Barney Frank and the rest of the congressional Democrats have completely capitulated to Wall St. due to major campaign donations, according to such rah-rah sis-boom-BAH! pro-capitalist capitalist rags like Business Week. The mainstream business press that caters to just plain folks is wringing its hands over the dismal prospects of meaningful regulation financial regulation. President Obama's handpicked boss of the Securities & Exchange Comission, who was going to investigate all 10,000 money managers to stamp out malfeasance, has now said the SEC is only going to investigate a random 138. A laugher.
Two months ago, my lawyer was on Fox Business Network pointing out two months ago how the Obama reform agenda was a farce, what with Rahm Emmanuel the eminence grise of the Administration. Rahm learned his bones on the trading desk at Goldman Sachs when my lawyer, then the Veep at Prudential Bache, was being sacked for blowing the whistle on the shakedown of traders for campaign contributions. Coming up with the lolly was the price of doing business.
Fifteen years ago, when I was wriging about government finances and first told my friends that America was a vast Ponzi scheme, they wouldn't listen. Now, they refuse to listen now to this equation: the U.S. = the late U.S.S.R. Both are characterized by economic statistics peddled to the masses that essentially are meaningless; both are out-of-control kleptocracy being raped by an overclass that sees the end and is trying like hell to feather their own nest. American constitutional government is a farce.
Charlie Chaplin said life in close-up is a tragedy, but in a long-shot is a comedy. The farce soon will give way to tragedy. But who will notice? Who can afford to? Our consciousness will zoom out to the long-shot.
Watch Michael Mann's 2009 movie Public Enemies to get a sense of the zeitgeist (movies are very good at capturing the spirit of the times as they are mytho-poetic and deal with dreams).

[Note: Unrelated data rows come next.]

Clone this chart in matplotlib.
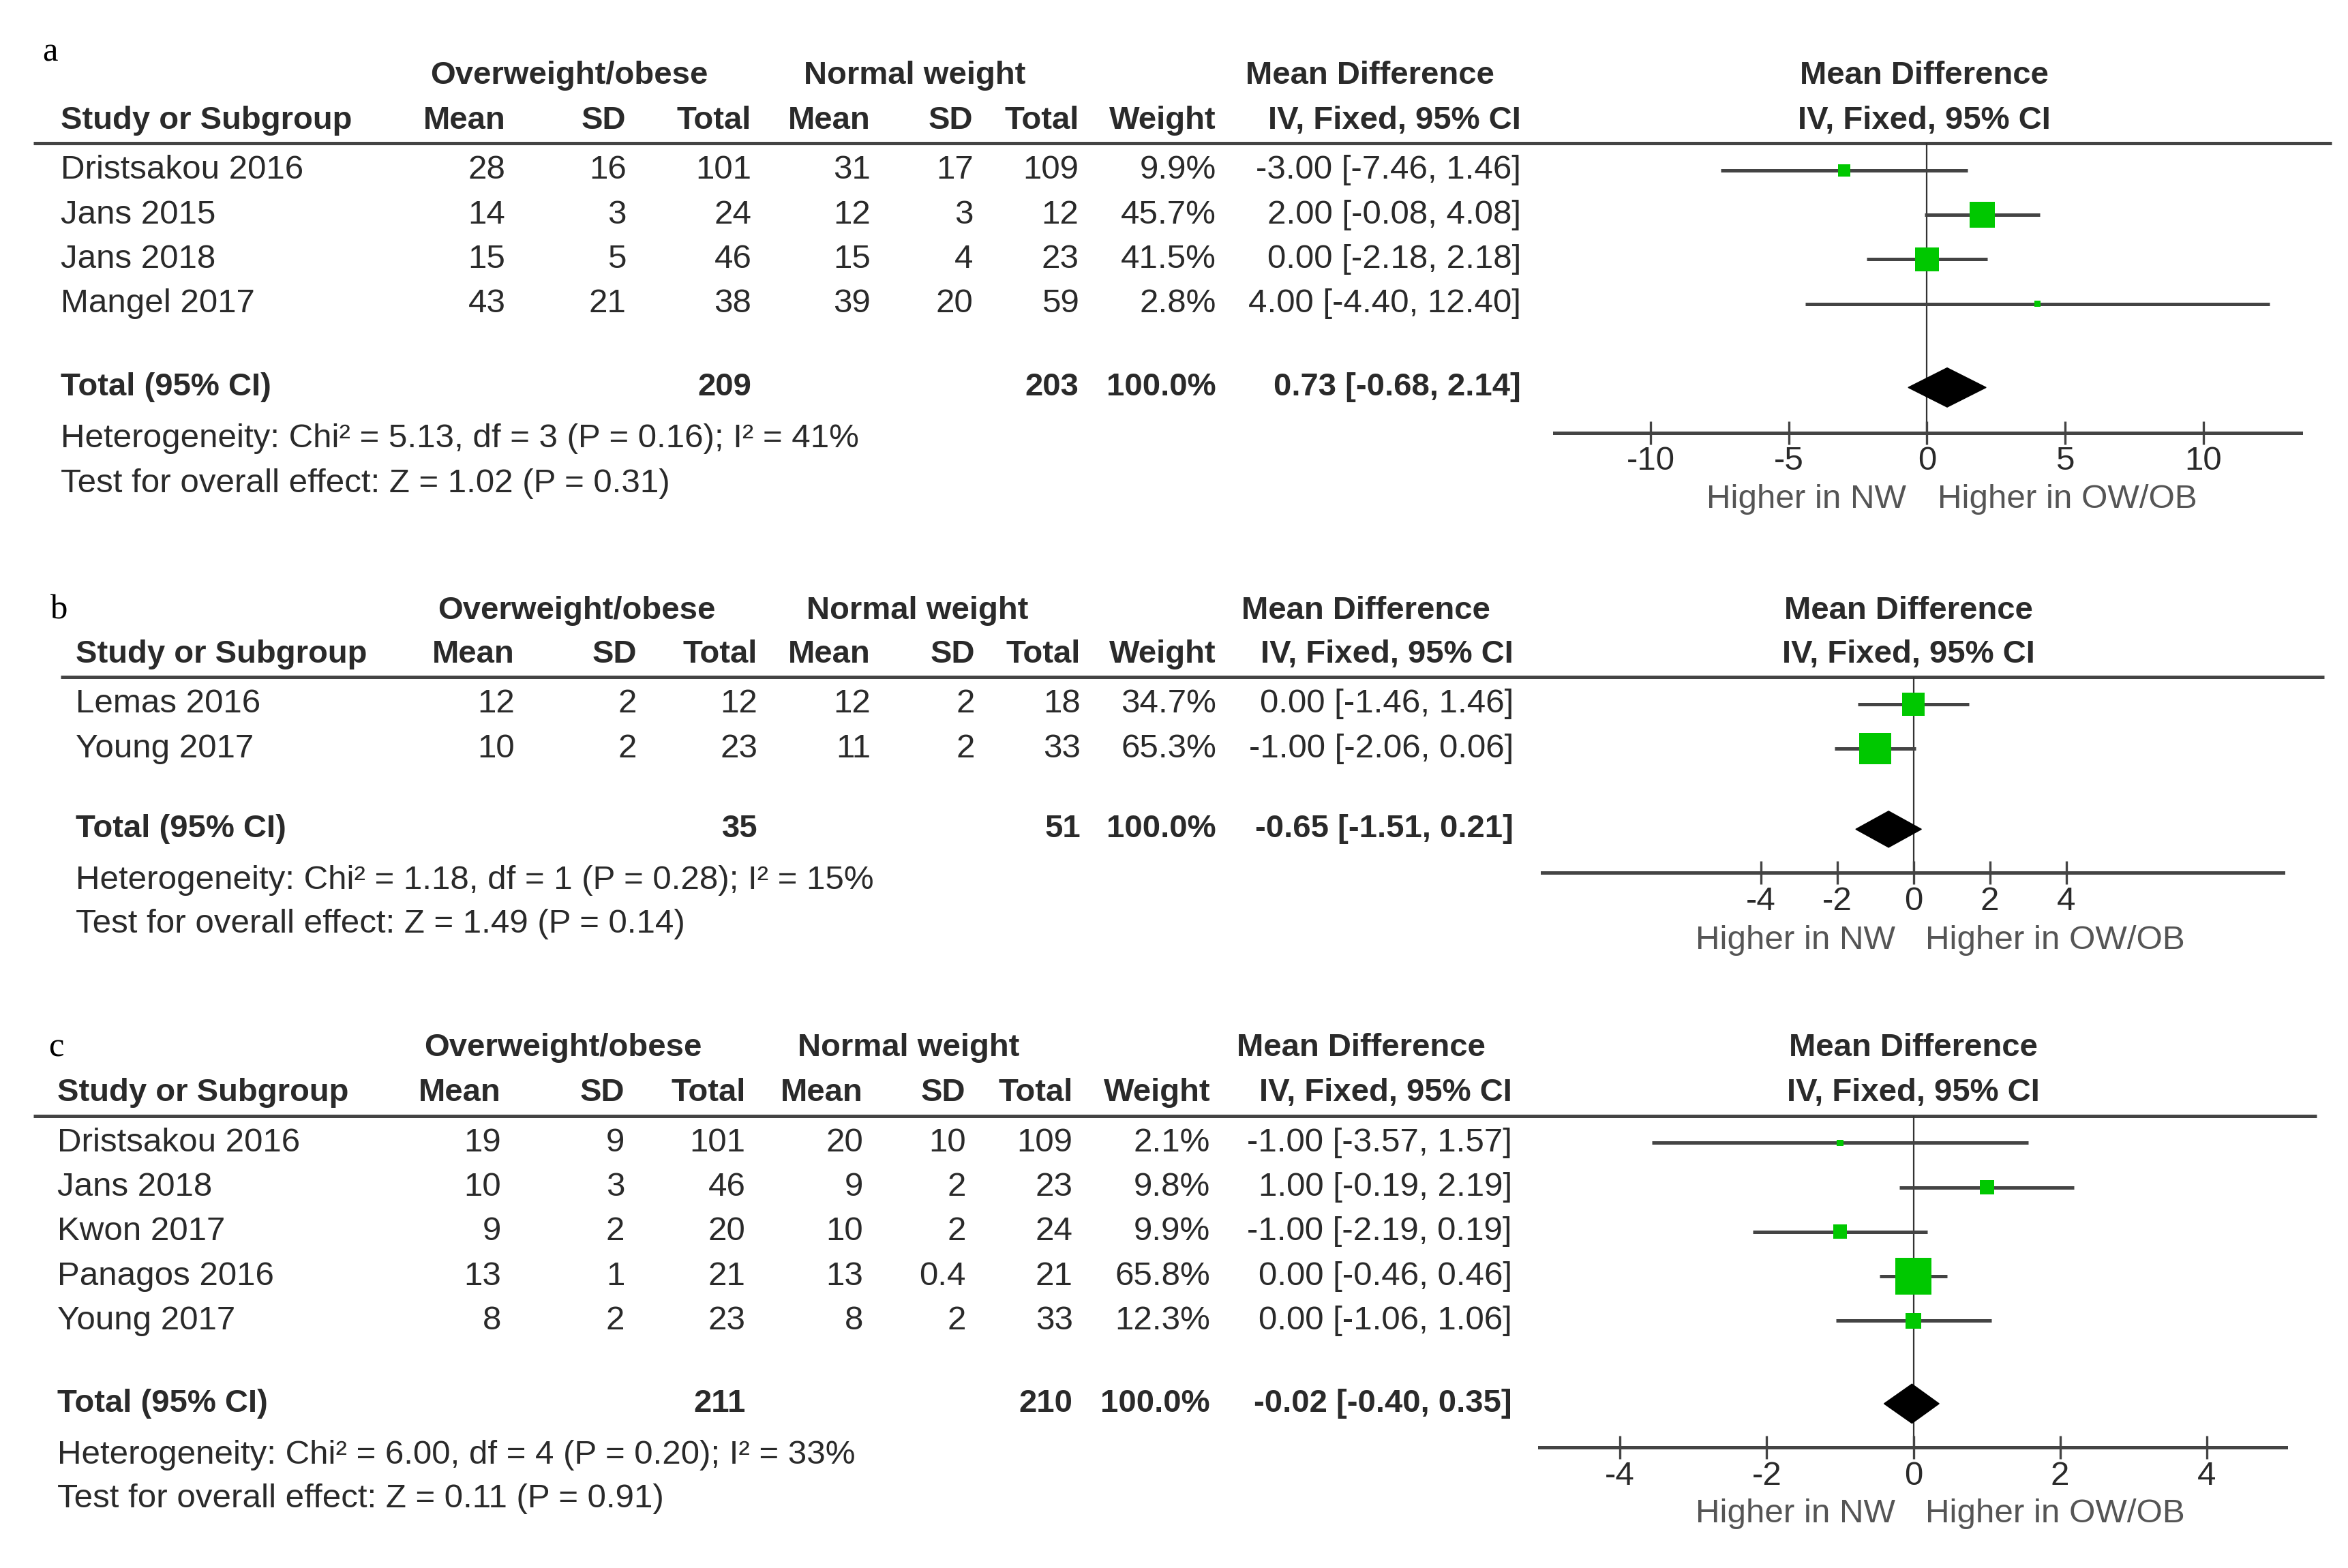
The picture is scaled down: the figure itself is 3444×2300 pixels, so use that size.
import math
import matplotlib
matplotlib.use('Agg')
import matplotlib.pyplot as plt
from matplotlib.patches import Polygon

plt.rcParams['font.family'] = ['Liberation Sans', 'DejaVu Sans']
plt.rcParams['axes.unicode_minus'] = False

# ---------------- data ----------------
# Panel a
a_studies = ['Dristsakou 2016', 'Jans 2015', 'Jans 2018', 'Mangel 2017']
a_ow_mean = [28, 14, 15, 43]
a_ow_sd = [16, 3, 5, 21]
a_ow_n = [101, 24, 46, 38]
a_nw_mean = [31, 12, 15, 39]
a_nw_sd = [17, 3, 4, 20]
a_nw_n = [109, 12, 23, 59]
a_weight = [9.9, 45.7, 41.5, 2.8]
a_md = [-3.00, 2.00, 0.00, 4.00]
a_lo = [-7.46, -0.08, -2.18, -4.40]
a_hi = [1.46, 4.08, 2.18, 12.40]
a_tot_n = [209, 203]
a_tot_w = 100.0
a_tot_md = [0.73, -0.68, 2.14]
a_het = 'Heterogeneity: Chi\u00b2 = 5.13, df = 3 (P = 0.16); I\u00b2 = 41%'
a_test = 'Test for overall effect: Z = 1.02 (P = 0.31)'
a_ticks = [-10, -5, 0, 5, 10]

# Panel b
b_studies = ['Lemas 2016', 'Young 2017']
b_ow_mean = [12, 10]
b_ow_sd = [2, 2]
b_ow_n = [12, 23]
b_nw_mean = [12, 11]
b_nw_sd = [2, 2]
b_nw_n = [18, 33]
b_weight = [34.7, 65.3]
b_md = [0.00, -1.00]
b_lo = [-1.46, -2.06]
b_hi = [1.46, 0.06]
b_tot_n = [35, 51]
b_tot_w = 100.0
b_tot_md = [-0.65, -1.51, 0.21]
b_het = 'Heterogeneity: Chi\u00b2 = 1.18, df = 1 (P = 0.28); I\u00b2 = 15%'
b_test = 'Test for overall effect: Z = 1.49 (P = 0.14)'
b_ticks = [-4, -2, 0, 2, 4]

# Panel c
c_studies = ['Dristsakou 2016', 'Jans 2018', 'Kwon 2017', 'Panagos 2016', 'Young 2017']
c_ow_mean = [19, 10, 9, 13, 8]
c_ow_sd = [9, 3, 2, 1, 2]
c_ow_n = [101, 46, 20, 21, 23]
c_nw_mean = [20, 9, 10, 13, 8]
c_nw_sd = [10, 2, 2, 0.4, 2]
c_nw_n = [109, 23, 24, 21, 33]
c_weight = [2.1, 9.8, 9.9, 65.8, 12.3]
c_md = [-1.00, 1.00, -1.00, 0.00, 0.00]
c_lo = [-3.57, -0.19, -2.19, -0.46, -1.06]
c_hi = [1.57, 2.19, 0.19, 0.46, 1.06]
c_tot_n = [211, 210]
c_tot_w = 100.0
c_tot_md = [-0.02, -0.40, 0.35]
c_het = 'Heterogeneity: Chi\u00b2 = 6.00, df = 4 (P = 0.20); I\u00b2 = 33%'
c_test = 'Test for overall effect: Z = 0.11 (P = 0.91)'
c_ticks = [-4, -2, 0, 2, 4]

panel_labels = ['a', 'b', 'c']
group_headers = ['Overweight/obese', 'Normal weight', 'Mean Difference']
col_headers = ['Mean', 'SD', 'Total', 'Mean', 'SD', 'Total', 'Weight', 'IV, Fixed, 95% CI']
axis_labels = ['Higher in NW', 'Higher in OW/OB']

# ---------------- layout (reference units 1556 x 1040) ----------------
W, H = 1556.0, 1040.0
FS_B = 34      # bold header text
FS = 35.5      # normal text
TXT = '#2a2a2a'
LINE = '#444444'
GREEN = '#00C800'
ROWSTEP = 29.5
PX2PT = 2.213 * 0.72   # reference unit -> points

layouts = [
    dict(lab=(28, 35), h1=50, h2=80, line_y=95, line_x=(22, 1545), row0=113,
         tot_y=257, het_y=291, test_y=321, study_x=40,
         rights=[335, 415, 498, 577, 645, 715, 806, 1008], h1c=[377, 606, 908],
         fc=1275, x0=1030, x1=1525, zero=1277, scale=18.3, axis_y=287,
         lbl_y=331, lblc=(1197, 1370), k=2.5, dh=13),
    dict(lab=(33, 405), h1=405, h2=434, line_y=449, line_x=(40, 1540), row0=467,
         tot_y=550, het_y=584, test_y=613, study_x=50,
         rights=[341, 422, 502, 577, 646, 716, 806, 1003], h1c=[382, 608, 905],
         fc=1265, x0=1022, x1=1513, zero=1268, scale=25.3, axis_y=579,
         lbl_y=624, lblc=(1190, 1362), k=2.6, dh=12),
    dict(lab=(32, 695), h1=695, h2=725, line_y=740, line_x=(22, 1535), row0=758,
         tot_y=931, het_y=965, test_y=994, study_x=38,
         rights=[332, 414, 494, 572, 640, 711, 802, 1002], h1c=[373, 602, 902],
         fc=1268, x0=1020, x1=1515, zero=1268, scale=48.6, axis_y=960,
         lbl_y=1004, lblc=(1190, 1362), k=3.0, dh=13),
]

panels = [
    (a_studies, a_ow_mean, a_ow_sd, a_ow_n, a_nw_mean, a_nw_sd, a_nw_n, a_weight,
     a_md, a_lo, a_hi, a_tot_n, a_tot_w, a_tot_md, a_het, a_test, a_ticks),
    (b_studies, b_ow_mean, b_ow_sd, b_ow_n, b_nw_mean, b_nw_sd, b_nw_n, b_weight,
     b_md, b_lo, b_hi, b_tot_n, b_tot_w, b_tot_md, b_het, b_test, b_ticks),
    (c_studies, c_ow_mean, c_ow_sd, c_ow_n, c_nw_mean, c_nw_sd, c_nw_n, c_weight,
     c_md, c_lo, c_hi, c_tot_n, c_tot_w, c_tot_md, c_het, c_test, c_ticks),
]

fig = plt.figure(figsize=(34.44, 23.0), dpi=100)
fig.patch.set_facecolor('white')
bg = fig.add_axes([0, 0, 1, 1])
bg.set_xlim(0, W)
bg.set_ylim(H, 0)
bg.axis('off')


def fmt(v):
    return f'{v:g}'


def ci_text(m, lo, hi):
    return f'{m:.2f} [{lo:.2f}, {hi:.2f}]'


for lab, L, P in zip(panel_labels, layouts, panels):
    (studies, owm, ows, own, nwm, nws, nwn, wt, md, lo, hi,
     tot_n, tot_w, tot_md, het, test, ticks) = P

    bg.text(L['lab'][0], L['lab'][1], lab, fontsize=FS + 1, family='Liberation Serif',
            color='black', ha='left', va='center')

    # group headers
    for txt, cx in zip(group_headers, L['h1c']):
        bg.text(cx, L['h1'], txt, fontsize=FS_B, weight='bold', color=TXT,
                ha='center', va='center')
    bg.text(L['fc'], L['h1'], group_headers[2], fontsize=FS_B, weight='bold', color=TXT,
            ha='center', va='center')

    # column headers
    bg.text(L['study_x'], L['h2'], 'Study or Subgroup', fontsize=FS_B, weight='bold',
            color=TXT, ha='left', va='center')
    for txt, rx in zip(col_headers, L['rights']):
        bg.text(rx, L['h2'], txt, fontsize=FS_B, weight='bold', color=TXT,
                ha='right', va='center')
    bg.text(L['fc'], L['h2'], col_headers[-1], fontsize=FS_B, weight='bold', color=TXT,
            ha='center', va='center')

    bg.plot(L['line_x'], [L['line_y'], L['line_y']], color=LINE, lw=3.6,
            solid_capstyle='butt')

    ys = [L['row0'] + i * ROWSTEP for i in range(len(studies))]
    for i, y in enumerate(ys):
        bg.text(L['study_x'], y, studies[i], fontsize=FS, color=TXT, ha='left', va='center')
        vals = [fmt(owm[i]), fmt(ows[i]), fmt(own[i]), fmt(nwm[i]), fmt(nws[i]),
                fmt(nwn[i]), f'{wt[i]:.1f}%', ci_text(md[i], lo[i], hi[i])]
        for v, rx in zip(vals, L['rights']):
            bg.text(rx, y, v, fontsize=FS, color=TXT, ha='right', va='center')

    ty = L['tot_y']
    bg.text(L['study_x'], ty, 'Total (95% CI)', fontsize=FS_B, weight='bold', color=TXT,
            ha='left', va='center')
    tvals = [(str(tot_n[0]), L['rights'][2]), (str(tot_n[1]), L['rights'][5]),
             (f'{tot_w:.1f}%', L['rights'][6]),
             (ci_text(*tot_md), L['rights'][7])]
    for v, rx in tvals:
        bg.text(rx, ty, v, fontsize=FS_B, weight='bold', color=TXT, ha='right', va='center')
    bg.text(L['study_x'], L['het_y'], het, fontsize=FS, color=TXT, ha='left', va='center')
    bg.text(L['study_x'], L['test_y'], test, fontsize=FS, color=TXT, ha='left', va='center')

    # forest plot axes
    x0, x1, zero, sc = L['x0'], L['x1'], L['zero'], L['scale']
    ax = fig.add_axes([x0 / W, 1 - L['axis_y'] / H, (x1 - x0) / W,
                       (L['axis_y'] - L['line_y']) / H])
    ax.set_xlim((x0 - zero) / sc, (x1 - zero) / sc)
    ax.set_ylim(L['axis_y'], L['line_y'])
    ax.patch.set_alpha(0)
    for s in ['top', 'left', 'right']:
        ax.spines[s].set_visible(False)
    ax.spines['bottom'].set_linewidth(3.6)
    ax.spines['bottom'].set_color(LINE)
    ax.set_yticks([])
    ax.set_xticks(ticks)
    ax.set_xticklabels([str(t) for t in ticks])
    ax.tick_params(axis='x', direction='inout', length=24, width=2.4, color=LINE,
                   labelsize=FS, labelcolor=TXT, pad=2)
    ax.axvline(0, color='#333333', lw=1.6, zorder=1)
    ax.hlines(ys, lo, hi, color=LINE, lw=3.6, zorder=2)
    sizes = [(L['k'] * math.sqrt(w) * PX2PT) ** 2 for w in wt]
    ax.scatter(md, ys, s=sizes, marker='s', color=GREEN, linewidths=0, zorder=3,
               clip_on=False)
    m, l, h = tot_md
    ax.add_patch(Polygon([(l, ty), (m, ty - L['dh']), (h, ty), (m, ty + L['dh'])],
                         closed=True, facecolor='black', edgecolor='black', lw=1,
                         zorder=4, clip_on=False))

    bg.text(L['lblc'][0], L['lbl_y'], axis_labels[0], fontsize=FS, color='#555555',
            ha='center', va='center')
    bg.text(L['lblc'][1], L['lbl_y'], axis_labels[1], fontsize=FS, color='#555555',
            ha='center', va='center')

fig.savefig('out.png', dpi=100, facecolor='white')
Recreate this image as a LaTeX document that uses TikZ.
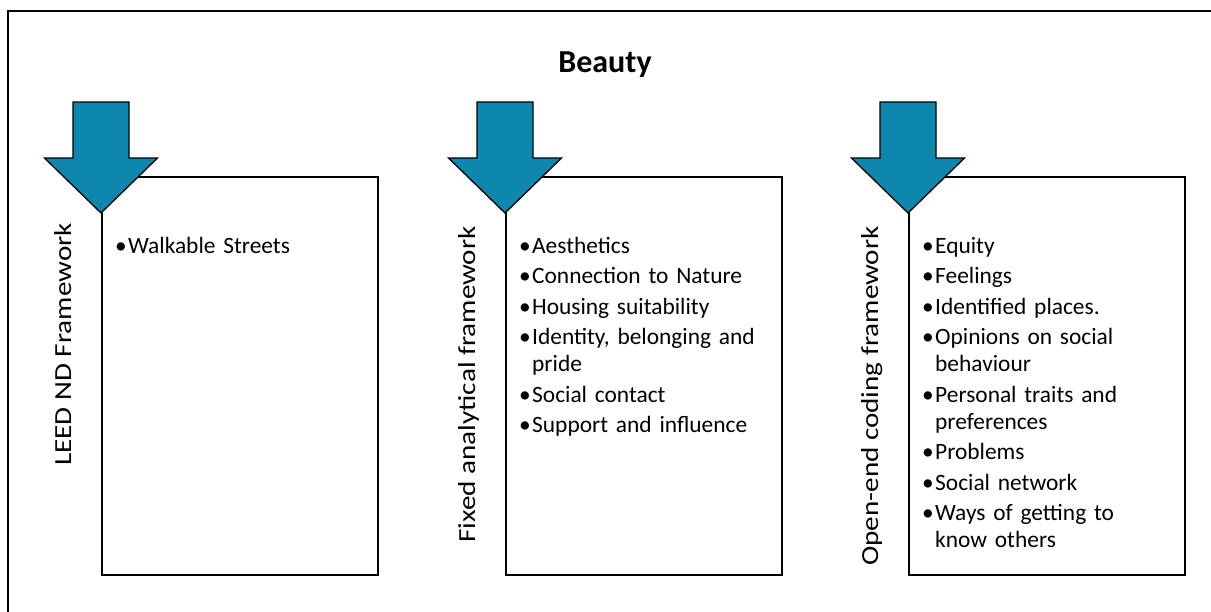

It is a film completely shorn of any conventional morality, in its story, plot or the physical execution of the moving picture (mise en scene, perhaps?). In fact, it has NO morality at all. It's execution as a picture is as morally clumsy as its exposition and "drama" as it has really no controlling intelligence whatsoever, aside from providing heat (rather than light). And in that, it is a perfect American film of 2009.
This is not a generation that embraced Stanley Kubrick and then Woody Allen, laden down with a baggage train filled with pseudo-intellecutal profoundities. Like U.S. Grant and Wm. Tecumseh Sherman in the War of the Rebellion, this generation has ditched the supply lines and gone on the attack, placing a premium on (emotional) violence. Brute force.
Michael Mann's Public Enemies explicitly equates regulators/regualtion of the animal spirits of the market with fascism and portrays regulators as completely ineffectual, but for when they revert to extralegal means (torture, assassination). This is naive, as correctly, the FBI is tasked to commit its crimes, and does so on demand.
The animal spirts of the market, Johnny Depp as John Dillinger, are portrayed in an adolescent rehash of the James Dean-Teenager-as-Christ American myth -- the gangster as movie star. This is not Lawrence Tierney's Dillinger of 1945, an ur-Brando ready to erupt into senseless violence at any minute -- hard, cold, leonine, relentless. This Dillinger as metrosexual movie star preening on screen. At one point, you expect Johnny to make like Maria in West Side Story and start singing:
"I feel pretty/Oh, so pretty,/I feel pretty and witty and bright!/And I pity/Any girl who isn't me tonight."
He's better looking than Marion Cotillard, the gal who plays his main squeeze. Cotillard is the French actress who brought home the iron for the Fifth Republic playing Yves Montand's old partner, what's 'er name.
Bertolt Brecht wasn't the first artist to portray capitalists as gangsters, or to equate gangsters with capitalism, but he is the one that comes most readily to mind (ARTURO UI -- except BB had it wrong -- it wasn't resistable), but Mann is no Brecht. The gangster/capitalist/thief who rapes society is glamorized in a way not seen since Howard Hawks' Scarface (though not as effectively as that classic).
Essentially, there is no way out. You can quote me.
Well, except death. Death and taxes. So what else is new? People live in the present and the future rather than the past as they have to. They have to adapt to the temperature as it is rising, just like frogs in the proverbial boiling pot of water. (Which brings us back to a consideration of Michael Mann's potboiler: Public Enemies.)
Everything that was old and accepted wisdom will be wiped out. The railroads ran the U.S. and its lawyers dominated the Supreme Court (in seats and influence) for three-quarters of a century after the American Civil War. Now, you can plaster your walls with their bonds. General Motors has lived and thrived, nearly died, been resurrected, and died once more. The computer software collossus Mircosoft finds itself under siege by Google.
As the denizens of the planet Tralfamadore say, "So it goes."
And you should go to the nearest video store and rent Michael Mann's Public Enemies.